Mozilla running remotely

We have a server that has CDE and Mozilla installed on it. I have a develpoer who want to have an application start Mozilla locally on the AIX server (which has no video card) or wants Mozilla running on the server at all times. Can anybody tell me if this is at all possible? If so how and if not why. I don't think it but wanted to verify.

he has to install an xserver emulator on windows,

then ssh/telnet/rlogin to the aix-machine
run

export DISPLAY=hisdesktopip:0

:0 may vary, but should be default
and then start mozilla

mozilla should open on his local xserver on windows

I used cygwin for this, as long as I used windows
just open a shell in cygwin and start the xserver with "startx"

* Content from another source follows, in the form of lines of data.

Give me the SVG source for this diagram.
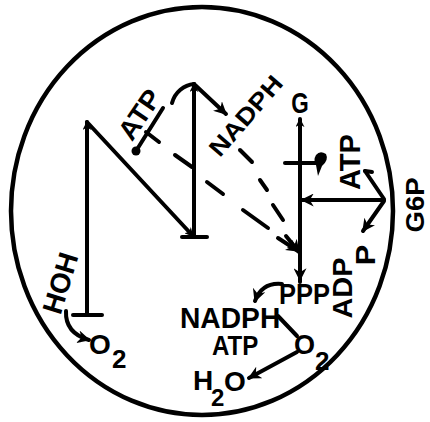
<svg xmlns="http://www.w3.org/2000/svg" width="430" height="422" viewBox="0 0 430 422">
<style>
.ln{stroke:#000;stroke-width:4;fill:none;stroke-linecap:round;stroke-linejoin:round}
.t{font-family:"Liberation Sans",Arial,sans-serif;font-weight:bold;fill:#000}
</style>
<defs>
<marker id="ah" viewBox="0 0 10 10" refX="9" refY="5" markerWidth="13" markerHeight="13" markerUnits="userSpaceOnUse" orient="auto"><path d="M0,0 L10,5 L0,10 L3,5 z" fill="#000"/></marker>
<marker id="as" viewBox="0 0 10 10" refX="9" refY="5" markerWidth="9" markerHeight="9" markerUnits="userSpaceOnUse" orient="auto"><path d="M0,0 L10,5 L0,10 L3,5 z" fill="#000"/></marker>
</defs>
<rect width="430" height="422" fill="#fff"/>
<ellipse cx="202" cy="211" rx="191" ry="204" fill="none" stroke="#000" stroke-width="4.5"/>
<g id="connectors">
<line class="ln" x1="87" y1="315" x2="87" y2="122" marker-end="url(#as)"/>
<line class="ln" x1="73" y1="315" x2="102" y2="315" stroke-width="5"/>
<line class="ln" x1="87" y1="122" x2="193" y2="236" marker-end="url(#as)"/>
<line class="ln" x1="182" y1="237" x2="207" y2="237" stroke-width="5"/>
<line class="ln" x1="194" y1="237" x2="194" y2="84" marker-end="url(#as)"/>
<line class="ln" x1="194" y1="84" x2="226" y2="114" marker-end="url(#ah)"/>
<path class="ln" d="M172,103 C175,92 184,85 194,84"/>
<line class="ln" x1="175" y1="155" x2="192" y2="167"/>
<line class="ln" x1="163" y1="108" x2="136" y2="151"/>
<circle cx="136" cy="151" r="4.5" fill="#000"/>
<line class="ln" x1="146" y1="132" x2="159" y2="142"/>
<line class="ln" x1="207" y1="182" x2="223" y2="194"/>
<line class="ln" x1="243" y1="210" x2="268" y2="228"/>
<line class="ln" x1="278" y1="238" x2="298" y2="251" marker-end="url(#ah)"/>
<line class="ln" x1="240" y1="150" x2="252" y2="162"/>
<line class="ln" x1="260" y1="180" x2="267" y2="190"/>
<line class="ln" x1="273" y1="205" x2="283" y2="220"/>
<line class="ln" x1="286" y1="236" x2="299" y2="252" marker-end="url(#ah)"/>
<line class="ln" x1="300" y1="282" x2="300" y2="160"/>
<line class="ln" x1="300" y1="160" x2="300" y2="119" marker-end="url(#as)"/>
<line class="ln" x1="300" y1="250" x2="300" y2="280" marker-end="url(#ah)"/>
<line class="ln" x1="285" y1="163" x2="317" y2="163"/>
<path d="M316,155 Q320,150 326,154 Q329,160 322,166 L318,176 L316,165 Q313,160 316,155 z" fill="#000"/>
<line class="ln" x1="384" y1="200" x2="302" y2="200" marker-end="url(#ah)"/>
<line class="ln" x1="384" y1="199" x2="365" y2="171"/>
<line class="ln" x1="365" y1="171" x2="372" y2="172"/>
<line class="ln" x1="384" y1="201" x2="363" y2="231" marker-end="url(#ah)"/>
<path class="ln" d="M282,284 Q262,282 255,301" marker-end="url(#ah)"/>
<line class="ln" x1="278" y1="316" x2="297" y2="336"/>
<line class="ln" x1="297" y1="352" x2="249" y2="378" marker-end="url(#ah)"/>
<path class="ln" d="M66,311 Q65,333 89,340" marker-end="url(#ah)"/>
</g>
<g id="n-G"><text class="t" transform="translate(300,113) scale(0.75,1)" font-size="30" text-anchor="middle">G</text></g>
<g id="n-ATP-right"><text class="t" transform="translate(360,162) rotate(-90)" font-size="29" text-anchor="middle">ATP</text></g>
<g id="n-G6P"><text class="t" transform="translate(424,205) rotate(-90) scale(1.1,1)" font-size="25" text-anchor="middle">G6P</text></g>
<g id="n-ADP"><text class="t" transform="translate(352,288) rotate(-90) scale(1.07,1)" font-size="27" text-anchor="middle">ADP</text></g>
<g id="n-P"><text class="t" transform="translate(375,255) rotate(-90) scale(1.1,1)" font-size="28" text-anchor="middle">P</text></g>
<g id="n-PPP"><text class="t" transform="translate(279,304) scale(0.88,1)" font-size="29">PPP</text></g>
<g id="n-NADPH"><text class="t" transform="translate(180,328) scale(0.94,1)" font-size="30">NADPH</text></g>
<g id="n-ATP"><text class="t" transform="translate(212,355) scale(0.86,1)" font-size="28">ATP</text></g>
<g id="n-H2O"><text class="t" font-size="28"><tspan x="193" y="390">H</tspan><tspan x="211" y="406" font-size="24">2</tspan><tspan x="224" y="391">O</tspan></text></g>
<g id="n-O2-right"><text class="t" font-size="27"><tspan x="294" y="354">O</tspan><tspan x="315" y="370" font-size="26">2</tspan></text></g>
<g id="n-O2-left"><text class="t" font-size="28"><tspan x="89" y="354">O</tspan><tspan x="112" y="368" font-size="26">2</tspan></text></g>
<g id="n-HOH"><text class="t" transform="translate(60,283) rotate(-73)" y="10" font-size="28" text-anchor="middle">HOH</text></g>
<g id="n-ATP-left"><text class="t" transform="translate(139,114) rotate(-56) scale(1.05,1)" y="10" font-size="27" text-anchor="middle">ATP</text></g>
<g id="n-NADPH-diag"><text class="t" transform="translate(246,116) rotate(-49) scale(1.15,1)" y="8" font-size="24" text-anchor="middle">NADPH</text></g>
</svg>
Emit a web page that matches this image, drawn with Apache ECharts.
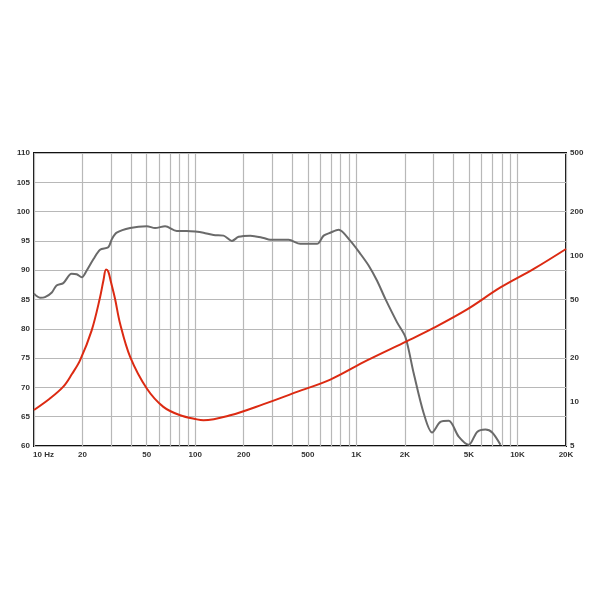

if on linux, the xsession can be tunneld over ssh
login to the server using

ssh -X aixhost

sshd on aix must allow X11 forwarding
in /etc/ssh/sshd_config:

#X11Forwarding no
X11Forwarding yes
stopsrc -s sshd
startsrc -s sshd

mozilla should open on his local linux xserver then

if ssh is not available, he can forward his ip adress as described above, and has to
run

xhost +aixip

on his desktop

to allow the remote X11 connection to his local xserver

there should be a way to tunnel the xsession over ssh on windows too, but I havent spent time in this yet

the other question is, what is he trying to do with the aix mozilla? if there is an webserver running on the aix-system, then it should be accessible from his local desktop browser too
if you have a firewall between aix-server and his desktop, then the simple X11 forwarding will not work, you need to activate port 6000 on the firewall for his desktop ip

As I recall, if there are routers in between, they must also be configured property for X to work across a network.

Maybe this can be circumvented by tunneling?

If you use the ssh tunneling (-X) then you don't have to worry about firewalls in between because it is all tunneled down the single port 22 TCP connection.

"Routers" in a closer sense (that is: Layer-3-devices) will not have to be configured for this at all, because X uses simple TCP connections (to port 6000, as mentioned) and routers will almost always forward TCP packets.

If the router in question has some gateway/firewall (which is a Layer-4-device) functionality, then what garethr has said applies. If you want to avoid tunneling then, yes, you would have to configure the router accordingly.